=== The request ===
Output the lines from the top of the entries below to the line with "fig.savefig('out.png', dpi=100)", both included, exactly and without pictures.

Part of a data file
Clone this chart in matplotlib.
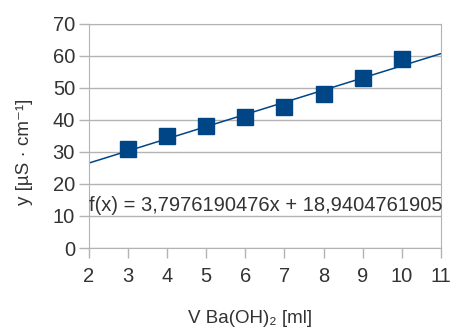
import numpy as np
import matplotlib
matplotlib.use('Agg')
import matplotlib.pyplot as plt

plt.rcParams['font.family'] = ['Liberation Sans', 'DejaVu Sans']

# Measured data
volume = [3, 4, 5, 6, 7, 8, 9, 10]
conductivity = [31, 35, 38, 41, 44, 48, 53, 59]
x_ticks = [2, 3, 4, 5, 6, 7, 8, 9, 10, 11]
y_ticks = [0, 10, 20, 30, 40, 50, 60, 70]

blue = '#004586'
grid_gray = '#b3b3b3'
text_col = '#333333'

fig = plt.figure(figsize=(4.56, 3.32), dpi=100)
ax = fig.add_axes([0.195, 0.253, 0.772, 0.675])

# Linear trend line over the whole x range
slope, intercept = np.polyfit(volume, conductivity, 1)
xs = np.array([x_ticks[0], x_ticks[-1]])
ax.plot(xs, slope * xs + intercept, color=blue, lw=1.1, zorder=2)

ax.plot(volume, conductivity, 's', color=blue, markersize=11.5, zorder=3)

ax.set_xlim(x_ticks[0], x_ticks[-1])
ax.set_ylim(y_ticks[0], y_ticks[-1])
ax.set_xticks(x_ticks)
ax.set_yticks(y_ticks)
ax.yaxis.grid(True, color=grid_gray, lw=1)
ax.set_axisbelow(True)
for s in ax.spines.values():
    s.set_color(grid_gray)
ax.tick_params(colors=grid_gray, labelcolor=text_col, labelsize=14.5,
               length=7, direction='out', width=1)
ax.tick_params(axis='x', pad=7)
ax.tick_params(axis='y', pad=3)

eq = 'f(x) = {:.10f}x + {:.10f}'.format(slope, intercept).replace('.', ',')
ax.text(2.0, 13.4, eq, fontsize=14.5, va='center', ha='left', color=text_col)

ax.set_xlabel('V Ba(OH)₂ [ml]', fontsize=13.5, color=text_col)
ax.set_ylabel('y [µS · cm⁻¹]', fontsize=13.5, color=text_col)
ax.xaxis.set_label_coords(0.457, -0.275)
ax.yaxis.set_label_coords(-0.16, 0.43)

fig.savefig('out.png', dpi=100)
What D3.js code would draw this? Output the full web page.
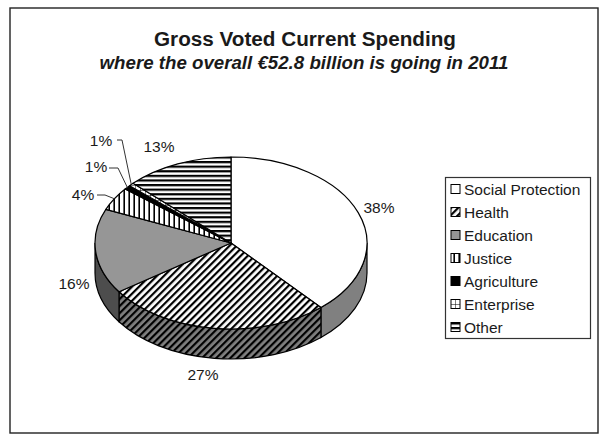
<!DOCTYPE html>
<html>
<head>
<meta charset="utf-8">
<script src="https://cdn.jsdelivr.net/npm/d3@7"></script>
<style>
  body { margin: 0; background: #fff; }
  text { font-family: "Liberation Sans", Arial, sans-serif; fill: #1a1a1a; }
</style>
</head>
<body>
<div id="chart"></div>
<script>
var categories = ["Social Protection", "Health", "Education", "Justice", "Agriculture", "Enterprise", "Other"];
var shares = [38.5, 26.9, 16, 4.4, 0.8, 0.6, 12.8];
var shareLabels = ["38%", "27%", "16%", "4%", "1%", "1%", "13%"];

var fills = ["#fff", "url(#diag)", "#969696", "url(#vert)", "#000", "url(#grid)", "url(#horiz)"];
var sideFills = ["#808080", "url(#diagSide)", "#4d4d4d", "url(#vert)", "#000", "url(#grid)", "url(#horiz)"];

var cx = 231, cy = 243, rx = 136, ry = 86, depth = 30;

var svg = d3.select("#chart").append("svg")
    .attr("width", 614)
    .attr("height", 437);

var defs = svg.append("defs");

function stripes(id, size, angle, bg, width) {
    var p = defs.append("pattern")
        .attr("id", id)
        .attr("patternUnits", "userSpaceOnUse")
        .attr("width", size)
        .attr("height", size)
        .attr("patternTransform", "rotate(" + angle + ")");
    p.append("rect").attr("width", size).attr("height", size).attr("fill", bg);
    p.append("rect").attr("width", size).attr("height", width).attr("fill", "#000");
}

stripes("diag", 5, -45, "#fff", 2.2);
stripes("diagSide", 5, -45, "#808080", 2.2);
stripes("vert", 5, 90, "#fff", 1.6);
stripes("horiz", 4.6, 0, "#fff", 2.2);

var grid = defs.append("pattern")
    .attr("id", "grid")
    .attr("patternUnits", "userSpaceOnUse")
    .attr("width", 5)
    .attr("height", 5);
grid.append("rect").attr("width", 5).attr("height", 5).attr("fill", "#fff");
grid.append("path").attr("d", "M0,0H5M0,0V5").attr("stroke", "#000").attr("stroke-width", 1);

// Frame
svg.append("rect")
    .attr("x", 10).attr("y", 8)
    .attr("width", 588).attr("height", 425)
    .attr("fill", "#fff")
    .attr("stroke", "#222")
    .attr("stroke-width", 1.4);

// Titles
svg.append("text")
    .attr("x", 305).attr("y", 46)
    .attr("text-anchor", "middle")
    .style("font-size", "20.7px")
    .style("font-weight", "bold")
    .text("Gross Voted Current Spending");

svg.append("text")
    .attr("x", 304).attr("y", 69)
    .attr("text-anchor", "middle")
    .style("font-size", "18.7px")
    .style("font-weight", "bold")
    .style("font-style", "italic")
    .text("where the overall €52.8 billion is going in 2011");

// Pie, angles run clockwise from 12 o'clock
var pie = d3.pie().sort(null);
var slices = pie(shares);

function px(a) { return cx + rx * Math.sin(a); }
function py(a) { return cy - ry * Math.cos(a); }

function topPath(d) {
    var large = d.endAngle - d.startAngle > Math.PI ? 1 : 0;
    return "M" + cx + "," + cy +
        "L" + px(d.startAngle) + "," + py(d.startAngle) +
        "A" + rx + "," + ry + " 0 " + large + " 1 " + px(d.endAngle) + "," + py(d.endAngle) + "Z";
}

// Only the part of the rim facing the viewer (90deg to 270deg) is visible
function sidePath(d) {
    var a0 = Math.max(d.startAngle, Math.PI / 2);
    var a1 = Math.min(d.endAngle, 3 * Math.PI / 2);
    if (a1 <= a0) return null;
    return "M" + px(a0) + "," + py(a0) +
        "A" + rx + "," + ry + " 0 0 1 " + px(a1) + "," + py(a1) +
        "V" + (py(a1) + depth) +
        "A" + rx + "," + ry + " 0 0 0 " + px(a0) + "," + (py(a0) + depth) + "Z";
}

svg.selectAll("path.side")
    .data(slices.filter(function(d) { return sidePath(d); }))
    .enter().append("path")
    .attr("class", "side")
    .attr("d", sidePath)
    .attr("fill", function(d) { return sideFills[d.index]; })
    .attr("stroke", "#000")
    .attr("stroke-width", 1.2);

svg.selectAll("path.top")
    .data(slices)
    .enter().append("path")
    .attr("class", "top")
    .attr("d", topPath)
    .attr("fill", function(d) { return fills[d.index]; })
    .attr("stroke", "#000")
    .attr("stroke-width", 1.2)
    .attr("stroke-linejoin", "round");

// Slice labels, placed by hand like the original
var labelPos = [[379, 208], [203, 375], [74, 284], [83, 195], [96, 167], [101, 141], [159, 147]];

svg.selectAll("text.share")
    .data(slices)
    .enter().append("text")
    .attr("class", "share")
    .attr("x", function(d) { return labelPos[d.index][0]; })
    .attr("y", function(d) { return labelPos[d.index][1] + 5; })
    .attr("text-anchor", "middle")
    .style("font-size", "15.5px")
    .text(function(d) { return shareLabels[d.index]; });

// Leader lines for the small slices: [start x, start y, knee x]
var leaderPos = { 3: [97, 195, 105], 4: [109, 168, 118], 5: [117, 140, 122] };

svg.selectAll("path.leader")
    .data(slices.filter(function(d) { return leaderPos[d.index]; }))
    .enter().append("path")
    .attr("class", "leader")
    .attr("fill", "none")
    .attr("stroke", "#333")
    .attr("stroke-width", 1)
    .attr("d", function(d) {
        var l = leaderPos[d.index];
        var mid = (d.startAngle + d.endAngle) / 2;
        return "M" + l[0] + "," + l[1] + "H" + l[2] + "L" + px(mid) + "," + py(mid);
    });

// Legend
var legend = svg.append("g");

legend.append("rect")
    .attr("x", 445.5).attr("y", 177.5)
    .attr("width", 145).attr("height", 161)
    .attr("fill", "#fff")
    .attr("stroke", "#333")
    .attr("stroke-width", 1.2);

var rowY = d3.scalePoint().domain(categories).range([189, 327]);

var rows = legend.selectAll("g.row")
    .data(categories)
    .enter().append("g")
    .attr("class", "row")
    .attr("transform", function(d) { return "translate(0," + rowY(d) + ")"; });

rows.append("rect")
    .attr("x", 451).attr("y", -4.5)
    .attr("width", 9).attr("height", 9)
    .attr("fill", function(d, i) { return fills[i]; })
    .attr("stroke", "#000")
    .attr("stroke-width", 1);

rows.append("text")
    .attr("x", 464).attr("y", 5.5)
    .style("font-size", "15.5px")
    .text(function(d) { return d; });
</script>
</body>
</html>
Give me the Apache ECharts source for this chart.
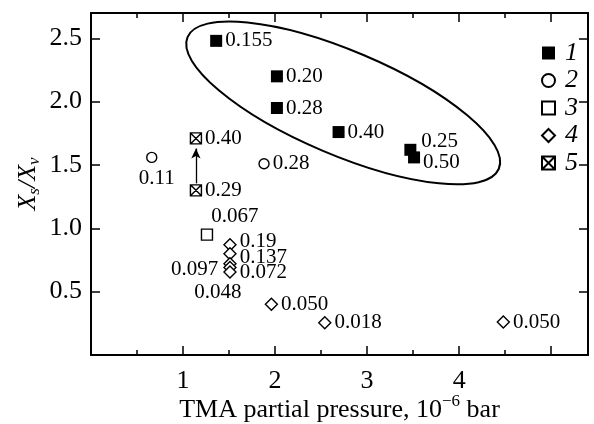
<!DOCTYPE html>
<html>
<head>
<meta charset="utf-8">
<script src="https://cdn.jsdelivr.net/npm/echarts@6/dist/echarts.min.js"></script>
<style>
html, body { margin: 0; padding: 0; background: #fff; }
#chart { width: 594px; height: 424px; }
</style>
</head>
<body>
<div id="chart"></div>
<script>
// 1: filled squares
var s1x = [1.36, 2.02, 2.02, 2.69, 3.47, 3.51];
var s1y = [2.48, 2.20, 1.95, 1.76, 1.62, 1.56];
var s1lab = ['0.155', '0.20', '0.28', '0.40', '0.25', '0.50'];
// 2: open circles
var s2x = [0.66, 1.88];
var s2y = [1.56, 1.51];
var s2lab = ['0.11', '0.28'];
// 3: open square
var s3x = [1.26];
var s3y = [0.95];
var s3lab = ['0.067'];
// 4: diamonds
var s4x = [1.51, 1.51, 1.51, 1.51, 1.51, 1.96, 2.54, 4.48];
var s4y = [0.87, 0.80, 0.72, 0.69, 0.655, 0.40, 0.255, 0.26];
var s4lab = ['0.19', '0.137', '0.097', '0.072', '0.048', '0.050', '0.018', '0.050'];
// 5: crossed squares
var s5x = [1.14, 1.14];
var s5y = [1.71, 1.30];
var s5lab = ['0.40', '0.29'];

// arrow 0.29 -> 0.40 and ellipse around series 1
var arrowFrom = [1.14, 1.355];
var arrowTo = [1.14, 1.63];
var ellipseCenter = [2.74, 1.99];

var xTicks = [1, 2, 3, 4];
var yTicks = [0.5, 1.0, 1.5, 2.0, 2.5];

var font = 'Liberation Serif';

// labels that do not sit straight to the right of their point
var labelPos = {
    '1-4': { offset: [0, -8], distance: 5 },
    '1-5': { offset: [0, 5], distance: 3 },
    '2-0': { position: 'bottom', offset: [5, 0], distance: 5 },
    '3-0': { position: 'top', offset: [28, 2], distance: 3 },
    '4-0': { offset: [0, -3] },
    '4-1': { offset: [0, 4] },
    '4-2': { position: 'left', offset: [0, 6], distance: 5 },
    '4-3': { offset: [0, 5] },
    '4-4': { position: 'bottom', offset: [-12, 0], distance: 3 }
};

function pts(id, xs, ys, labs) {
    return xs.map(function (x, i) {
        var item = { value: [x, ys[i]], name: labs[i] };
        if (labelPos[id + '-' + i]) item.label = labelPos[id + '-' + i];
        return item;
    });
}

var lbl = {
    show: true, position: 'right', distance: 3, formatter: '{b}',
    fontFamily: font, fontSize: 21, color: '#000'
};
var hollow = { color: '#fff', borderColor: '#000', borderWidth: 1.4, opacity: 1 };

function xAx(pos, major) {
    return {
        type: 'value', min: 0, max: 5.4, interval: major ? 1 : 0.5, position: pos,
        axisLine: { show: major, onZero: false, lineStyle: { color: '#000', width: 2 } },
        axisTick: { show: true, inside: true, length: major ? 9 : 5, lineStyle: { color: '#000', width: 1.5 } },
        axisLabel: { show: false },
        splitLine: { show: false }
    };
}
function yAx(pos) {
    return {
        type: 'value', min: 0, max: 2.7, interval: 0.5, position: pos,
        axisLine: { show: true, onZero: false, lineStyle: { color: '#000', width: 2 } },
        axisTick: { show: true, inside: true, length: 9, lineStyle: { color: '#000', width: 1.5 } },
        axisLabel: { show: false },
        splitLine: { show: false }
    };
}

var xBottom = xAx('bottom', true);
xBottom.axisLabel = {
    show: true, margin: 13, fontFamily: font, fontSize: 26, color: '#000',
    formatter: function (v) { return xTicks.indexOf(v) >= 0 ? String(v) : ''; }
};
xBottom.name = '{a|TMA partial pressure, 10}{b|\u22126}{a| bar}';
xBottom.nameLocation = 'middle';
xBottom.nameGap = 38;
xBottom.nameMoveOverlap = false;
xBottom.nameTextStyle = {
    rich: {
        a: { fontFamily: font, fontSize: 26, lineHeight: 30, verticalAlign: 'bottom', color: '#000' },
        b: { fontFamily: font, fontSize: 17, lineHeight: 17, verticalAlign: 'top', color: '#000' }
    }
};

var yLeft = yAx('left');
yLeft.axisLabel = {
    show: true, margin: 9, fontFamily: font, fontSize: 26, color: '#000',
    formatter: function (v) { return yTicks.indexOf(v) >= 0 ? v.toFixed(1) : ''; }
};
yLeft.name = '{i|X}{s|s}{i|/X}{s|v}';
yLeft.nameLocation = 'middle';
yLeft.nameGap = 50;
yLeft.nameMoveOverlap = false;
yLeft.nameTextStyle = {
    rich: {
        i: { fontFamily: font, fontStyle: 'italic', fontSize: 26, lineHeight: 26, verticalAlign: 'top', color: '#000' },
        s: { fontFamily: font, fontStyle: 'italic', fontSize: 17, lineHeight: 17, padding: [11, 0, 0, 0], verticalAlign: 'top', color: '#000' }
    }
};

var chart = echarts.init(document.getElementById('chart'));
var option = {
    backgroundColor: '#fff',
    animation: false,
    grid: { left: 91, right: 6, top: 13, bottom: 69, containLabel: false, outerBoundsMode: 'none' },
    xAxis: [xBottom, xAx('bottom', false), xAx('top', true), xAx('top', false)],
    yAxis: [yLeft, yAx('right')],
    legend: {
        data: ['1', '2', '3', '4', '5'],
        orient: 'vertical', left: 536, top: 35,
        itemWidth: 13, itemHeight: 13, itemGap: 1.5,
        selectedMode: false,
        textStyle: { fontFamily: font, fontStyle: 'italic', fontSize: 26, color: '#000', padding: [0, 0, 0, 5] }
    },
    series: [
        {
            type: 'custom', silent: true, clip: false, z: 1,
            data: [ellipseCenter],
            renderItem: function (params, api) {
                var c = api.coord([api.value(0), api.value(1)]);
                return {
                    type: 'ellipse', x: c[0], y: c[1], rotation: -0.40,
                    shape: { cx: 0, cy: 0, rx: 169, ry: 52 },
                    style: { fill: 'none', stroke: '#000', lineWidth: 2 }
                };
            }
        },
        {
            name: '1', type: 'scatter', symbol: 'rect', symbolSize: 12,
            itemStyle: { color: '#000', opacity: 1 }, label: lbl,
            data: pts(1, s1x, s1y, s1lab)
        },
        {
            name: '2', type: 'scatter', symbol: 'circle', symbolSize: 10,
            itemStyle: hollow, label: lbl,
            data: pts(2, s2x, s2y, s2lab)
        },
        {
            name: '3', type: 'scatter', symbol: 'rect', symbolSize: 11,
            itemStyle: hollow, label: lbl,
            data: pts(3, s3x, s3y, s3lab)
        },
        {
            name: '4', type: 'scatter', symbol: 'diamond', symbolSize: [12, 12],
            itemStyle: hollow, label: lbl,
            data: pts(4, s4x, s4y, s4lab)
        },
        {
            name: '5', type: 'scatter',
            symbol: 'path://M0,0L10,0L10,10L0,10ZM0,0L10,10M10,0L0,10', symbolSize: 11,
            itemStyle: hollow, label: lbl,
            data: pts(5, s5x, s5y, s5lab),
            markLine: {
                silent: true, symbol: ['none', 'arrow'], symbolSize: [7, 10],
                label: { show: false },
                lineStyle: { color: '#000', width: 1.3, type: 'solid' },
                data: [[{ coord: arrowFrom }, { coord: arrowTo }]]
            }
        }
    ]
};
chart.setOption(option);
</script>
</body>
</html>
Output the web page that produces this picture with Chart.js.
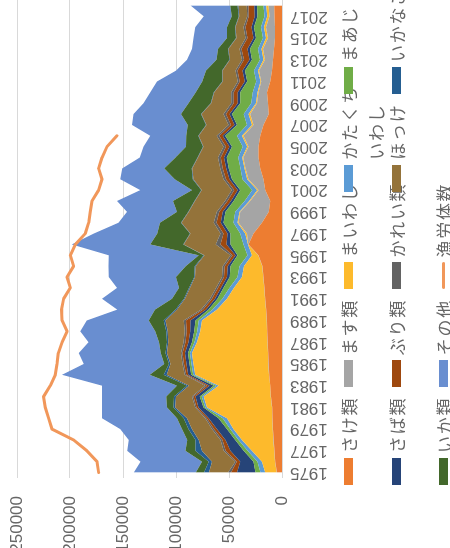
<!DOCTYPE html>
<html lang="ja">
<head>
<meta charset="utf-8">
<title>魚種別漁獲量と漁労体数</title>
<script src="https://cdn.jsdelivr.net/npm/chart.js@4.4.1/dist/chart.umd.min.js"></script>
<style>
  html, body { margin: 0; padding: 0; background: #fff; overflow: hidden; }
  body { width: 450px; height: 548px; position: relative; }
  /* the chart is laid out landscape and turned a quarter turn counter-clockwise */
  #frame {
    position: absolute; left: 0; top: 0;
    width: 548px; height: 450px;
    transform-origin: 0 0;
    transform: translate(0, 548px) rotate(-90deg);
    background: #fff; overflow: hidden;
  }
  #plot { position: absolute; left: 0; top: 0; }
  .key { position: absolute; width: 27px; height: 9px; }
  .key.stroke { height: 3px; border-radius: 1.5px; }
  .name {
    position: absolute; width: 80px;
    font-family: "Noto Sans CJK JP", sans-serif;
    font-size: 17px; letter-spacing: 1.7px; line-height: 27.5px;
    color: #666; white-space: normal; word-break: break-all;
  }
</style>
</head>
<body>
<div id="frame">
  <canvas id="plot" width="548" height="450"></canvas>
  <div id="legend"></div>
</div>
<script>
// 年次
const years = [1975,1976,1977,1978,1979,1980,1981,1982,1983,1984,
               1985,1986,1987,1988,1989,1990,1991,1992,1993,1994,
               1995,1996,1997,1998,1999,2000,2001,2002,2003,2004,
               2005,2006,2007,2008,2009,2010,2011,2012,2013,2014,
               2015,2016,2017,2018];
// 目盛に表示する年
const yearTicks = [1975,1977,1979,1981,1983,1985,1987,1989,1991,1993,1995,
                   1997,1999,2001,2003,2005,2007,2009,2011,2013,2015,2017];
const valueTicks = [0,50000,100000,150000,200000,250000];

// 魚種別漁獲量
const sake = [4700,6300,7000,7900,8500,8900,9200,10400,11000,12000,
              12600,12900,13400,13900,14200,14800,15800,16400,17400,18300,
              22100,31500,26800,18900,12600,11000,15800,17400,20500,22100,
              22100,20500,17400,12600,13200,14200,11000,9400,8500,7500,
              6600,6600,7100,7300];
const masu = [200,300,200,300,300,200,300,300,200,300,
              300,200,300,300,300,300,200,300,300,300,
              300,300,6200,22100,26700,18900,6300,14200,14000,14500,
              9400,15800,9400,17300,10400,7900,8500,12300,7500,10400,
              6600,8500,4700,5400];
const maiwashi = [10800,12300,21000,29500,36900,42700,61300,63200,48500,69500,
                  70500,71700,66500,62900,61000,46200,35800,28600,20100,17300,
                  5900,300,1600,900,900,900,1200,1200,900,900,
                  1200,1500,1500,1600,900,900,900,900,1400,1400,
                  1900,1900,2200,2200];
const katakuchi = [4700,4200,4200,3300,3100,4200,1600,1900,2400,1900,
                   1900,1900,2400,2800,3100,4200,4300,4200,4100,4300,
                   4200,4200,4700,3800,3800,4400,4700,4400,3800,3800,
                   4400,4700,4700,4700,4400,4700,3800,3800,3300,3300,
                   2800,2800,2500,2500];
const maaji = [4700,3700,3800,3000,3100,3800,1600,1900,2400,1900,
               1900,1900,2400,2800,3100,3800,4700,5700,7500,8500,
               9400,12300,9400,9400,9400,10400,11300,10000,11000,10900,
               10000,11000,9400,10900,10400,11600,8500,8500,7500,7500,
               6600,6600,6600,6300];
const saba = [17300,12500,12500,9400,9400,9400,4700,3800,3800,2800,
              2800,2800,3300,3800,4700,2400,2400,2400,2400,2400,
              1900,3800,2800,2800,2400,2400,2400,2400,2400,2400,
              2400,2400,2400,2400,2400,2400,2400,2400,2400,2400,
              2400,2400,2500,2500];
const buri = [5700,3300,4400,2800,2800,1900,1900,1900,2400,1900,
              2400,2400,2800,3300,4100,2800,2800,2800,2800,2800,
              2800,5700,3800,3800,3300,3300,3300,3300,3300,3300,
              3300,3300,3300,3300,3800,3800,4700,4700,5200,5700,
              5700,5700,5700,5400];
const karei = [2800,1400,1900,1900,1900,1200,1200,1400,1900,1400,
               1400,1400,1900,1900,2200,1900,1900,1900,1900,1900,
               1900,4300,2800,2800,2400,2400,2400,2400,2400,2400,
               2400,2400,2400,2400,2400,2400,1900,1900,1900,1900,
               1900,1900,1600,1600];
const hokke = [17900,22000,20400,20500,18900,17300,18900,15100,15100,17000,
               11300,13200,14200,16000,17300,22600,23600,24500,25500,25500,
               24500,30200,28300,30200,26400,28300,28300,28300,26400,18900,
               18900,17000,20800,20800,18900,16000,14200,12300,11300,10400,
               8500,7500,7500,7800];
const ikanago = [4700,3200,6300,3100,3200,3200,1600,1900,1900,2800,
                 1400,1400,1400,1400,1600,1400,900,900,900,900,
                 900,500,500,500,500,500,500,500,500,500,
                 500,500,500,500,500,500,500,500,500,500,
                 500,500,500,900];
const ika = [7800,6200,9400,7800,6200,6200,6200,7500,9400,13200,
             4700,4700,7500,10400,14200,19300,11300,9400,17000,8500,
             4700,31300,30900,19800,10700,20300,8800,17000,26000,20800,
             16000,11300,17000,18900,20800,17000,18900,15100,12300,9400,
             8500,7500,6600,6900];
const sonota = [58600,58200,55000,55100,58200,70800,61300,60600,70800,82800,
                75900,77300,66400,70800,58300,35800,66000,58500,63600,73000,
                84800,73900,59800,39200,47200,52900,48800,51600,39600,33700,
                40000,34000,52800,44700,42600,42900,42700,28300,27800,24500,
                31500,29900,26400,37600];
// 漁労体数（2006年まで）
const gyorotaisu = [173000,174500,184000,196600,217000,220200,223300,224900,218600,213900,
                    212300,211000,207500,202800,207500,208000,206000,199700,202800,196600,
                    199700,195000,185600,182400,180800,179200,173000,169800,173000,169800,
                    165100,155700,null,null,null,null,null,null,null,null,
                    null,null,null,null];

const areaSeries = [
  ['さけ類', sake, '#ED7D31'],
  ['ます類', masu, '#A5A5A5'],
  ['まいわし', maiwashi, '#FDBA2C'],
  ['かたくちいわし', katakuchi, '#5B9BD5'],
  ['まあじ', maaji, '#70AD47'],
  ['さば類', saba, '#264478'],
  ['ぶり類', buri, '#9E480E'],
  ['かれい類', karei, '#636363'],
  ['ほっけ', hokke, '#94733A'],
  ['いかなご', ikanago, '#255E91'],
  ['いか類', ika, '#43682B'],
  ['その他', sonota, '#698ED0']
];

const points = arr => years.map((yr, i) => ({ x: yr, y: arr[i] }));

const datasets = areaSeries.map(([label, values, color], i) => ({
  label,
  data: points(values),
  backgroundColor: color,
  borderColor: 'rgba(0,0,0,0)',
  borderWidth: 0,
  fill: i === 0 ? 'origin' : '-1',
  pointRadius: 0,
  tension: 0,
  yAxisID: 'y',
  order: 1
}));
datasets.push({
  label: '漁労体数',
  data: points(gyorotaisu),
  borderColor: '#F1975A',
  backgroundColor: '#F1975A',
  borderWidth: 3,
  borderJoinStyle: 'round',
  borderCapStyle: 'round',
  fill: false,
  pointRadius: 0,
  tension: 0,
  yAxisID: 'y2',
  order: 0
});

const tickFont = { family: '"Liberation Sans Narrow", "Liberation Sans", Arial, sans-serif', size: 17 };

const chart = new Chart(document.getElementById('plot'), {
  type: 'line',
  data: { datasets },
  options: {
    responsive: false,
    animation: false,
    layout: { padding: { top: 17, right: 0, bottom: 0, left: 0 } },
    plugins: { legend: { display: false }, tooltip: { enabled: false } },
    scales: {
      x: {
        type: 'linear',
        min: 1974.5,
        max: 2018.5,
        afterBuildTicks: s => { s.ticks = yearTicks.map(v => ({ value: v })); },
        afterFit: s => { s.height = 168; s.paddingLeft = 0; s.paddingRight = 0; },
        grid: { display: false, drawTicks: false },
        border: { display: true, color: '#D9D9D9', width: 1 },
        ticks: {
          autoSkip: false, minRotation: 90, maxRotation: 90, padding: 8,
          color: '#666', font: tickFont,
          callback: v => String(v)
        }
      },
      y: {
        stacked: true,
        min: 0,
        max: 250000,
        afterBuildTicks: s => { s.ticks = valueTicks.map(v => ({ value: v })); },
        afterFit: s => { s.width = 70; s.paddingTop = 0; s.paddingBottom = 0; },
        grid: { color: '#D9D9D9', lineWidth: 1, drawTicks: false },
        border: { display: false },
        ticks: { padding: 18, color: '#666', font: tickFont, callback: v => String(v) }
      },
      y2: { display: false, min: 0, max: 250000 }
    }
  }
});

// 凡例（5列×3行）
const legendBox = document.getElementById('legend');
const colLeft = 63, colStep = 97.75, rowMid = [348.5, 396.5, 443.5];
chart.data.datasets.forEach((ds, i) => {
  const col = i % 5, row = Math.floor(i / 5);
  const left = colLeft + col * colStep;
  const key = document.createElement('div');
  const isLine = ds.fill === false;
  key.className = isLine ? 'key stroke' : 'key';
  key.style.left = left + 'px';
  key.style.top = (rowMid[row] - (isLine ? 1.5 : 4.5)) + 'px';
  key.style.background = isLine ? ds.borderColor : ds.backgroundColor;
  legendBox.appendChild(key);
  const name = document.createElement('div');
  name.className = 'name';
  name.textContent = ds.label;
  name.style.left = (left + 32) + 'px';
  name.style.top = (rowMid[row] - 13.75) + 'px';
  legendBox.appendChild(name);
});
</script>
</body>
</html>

=== Full response ===
Clone this chart in matplotlib.
import numpy as np
import matplotlib
matplotlib.use('Agg')
import matplotlib.pyplot as plt

plt.rcParams['font.family'] = ['Liberation Sans', 'DejaVu Sans']

# Measured data
volume = [3, 4, 5, 6, 7, 8, 9, 10]
conductivity = [31, 35, 38, 41, 44, 48, 53, 59]
x_ticks = [2, 3, 4, 5, 6, 7, 8, 9, 10, 11]
y_ticks = [0, 10, 20, 30, 40, 50, 60, 70]

blue = '#004586'
grid_gray = '#b3b3b3'
text_col = '#333333'

fig = plt.figure(figsize=(4.56, 3.32), dpi=100)
ax = fig.add_axes([0.195, 0.253, 0.772, 0.675])

# Linear trend line over the whole x range
slope, intercept = np.polyfit(volume, conductivity, 1)
xs = np.array([x_ticks[0], x_ticks[-1]])
ax.plot(xs, slope * xs + intercept, color=blue, lw=1.1, zorder=2)

ax.plot(volume, conductivity, 's', color=blue, markersize=11.5, zorder=3)

ax.set_xlim(x_ticks[0], x_ticks[-1])
ax.set_ylim(y_ticks[0], y_ticks[-1])
ax.set_xticks(x_ticks)
ax.set_yticks(y_ticks)
ax.yaxis.grid(True, color=grid_gray, lw=1)
ax.set_axisbelow(True)
for s in ax.spines.values():
    s.set_color(grid_gray)
ax.tick_params(colors=grid_gray, labelcolor=text_col, labelsize=14.5,
               length=7, direction='out', width=1)
ax.tick_params(axis='x', pad=7)
ax.tick_params(axis='y', pad=3)

eq = 'f(x) = {:.10f}x + {:.10f}'.format(slope, intercept).replace('.', ',')
ax.text(2.0, 13.4, eq, fontsize=14.5, va='center', ha='left', color=text_col)

ax.set_xlabel('V Ba(OH)₂ [ml]', fontsize=13.5, color=text_col)
ax.set_ylabel('y [µS · cm⁻¹]', fontsize=13.5, color=text_col)
ax.xaxis.set_label_coords(0.457, -0.275)
ax.yaxis.set_label_coords(-0.16, 0.43)

fig.savefig('out.png', dpi=100)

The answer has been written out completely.